Memorials have new meaning on Internet

By Jane Glenn Haas

Since facing the side effects of widowhood - like embalming vs. cremation and burial vs. scattering - I've become more aware of the new American way of death and dying.

We don't, for example, view bodies as routinely as we used to when I grew up in the Midwest.

The first body I remember was my great-grandfather, a man I never met alive and now mostly recall as being surrounded by candles.

The "viewing" was an important social event in my youthful Irish neighborhood. The quality of the coffin, the number of floral arrangements, the "natural appearance" of the corpse, the keening of family members were all part of a ritual that continued to the grave site.

That was before cremation, which is rapidly becoming the disposal method of choice in states as diverse as New Hampshire (49 percent) and Montana (55 percent).

I had my mother cremated when she died in 1984. She was the first in her family to be cremated, which caused comment but fortunately had become church-sanctioned.

I had Mom cremated because I had to transport her from California to New York. Mom always shuddered at the idea of bodies in cardboard boxes riding steerage in airplanes. A finely crafted bronze box suited her appreciation of quality.

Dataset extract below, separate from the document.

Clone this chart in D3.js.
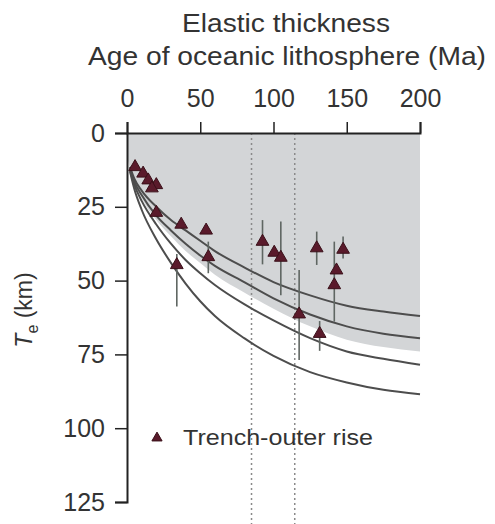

I had Bob cremated because that was what he wanted. And Bob was a graduate of the San Francisco College of Mortuary Science, where he learned how to embalm and how to "enhance" the embalmee.

Bob also wanted his ashes scattered in places where he could "hear" classical music. And I'm not going to elaborate on how I achieved that.

I think Bob had the right approach. We often enjoy a concert together. Mom is buried with my father, but I've not been back to that grave site in 25 years.

An even better approach was suggested by futurist Ken Dychtwald in the 1990s. Instead of tombstones and cemeteries, build a Web page with video streaming, photos, favorite recipes, music, other memories.

Dychtwald, as usual, was ahead of his time.

Do a Google search of memorial sites and you'll find several examples.

"Well, it was a no-brainer," Dychtwald says. "Throughout history we have developed grave sites and tombs - physical sites where we can pay our respects and remember.

"But now everyone moves around a lot. We don't live where we grew up. The idea of a local cemetery doesn't function anymore for many of us."

A Web site, on the other hand, is an egalitarian approach to memorializing a loved one. It can even be created by the person prior to death.

"Family members can visit it for generations," he says. "It's alive, in a sense."

Just log on to www.yourname.com and there you are - talking to the future, savoring the present, living for every day over and over again.

"Your philosophy of life will never die," Dychtwald predicts.

I'm seriously thinking about this. A Web site that only shows my best side, of course.

Pictures of me when I was skinny. Airbrushed photos of me after 50. Clever quotations written just for the occasion.

Who says death is "the last goodbye"?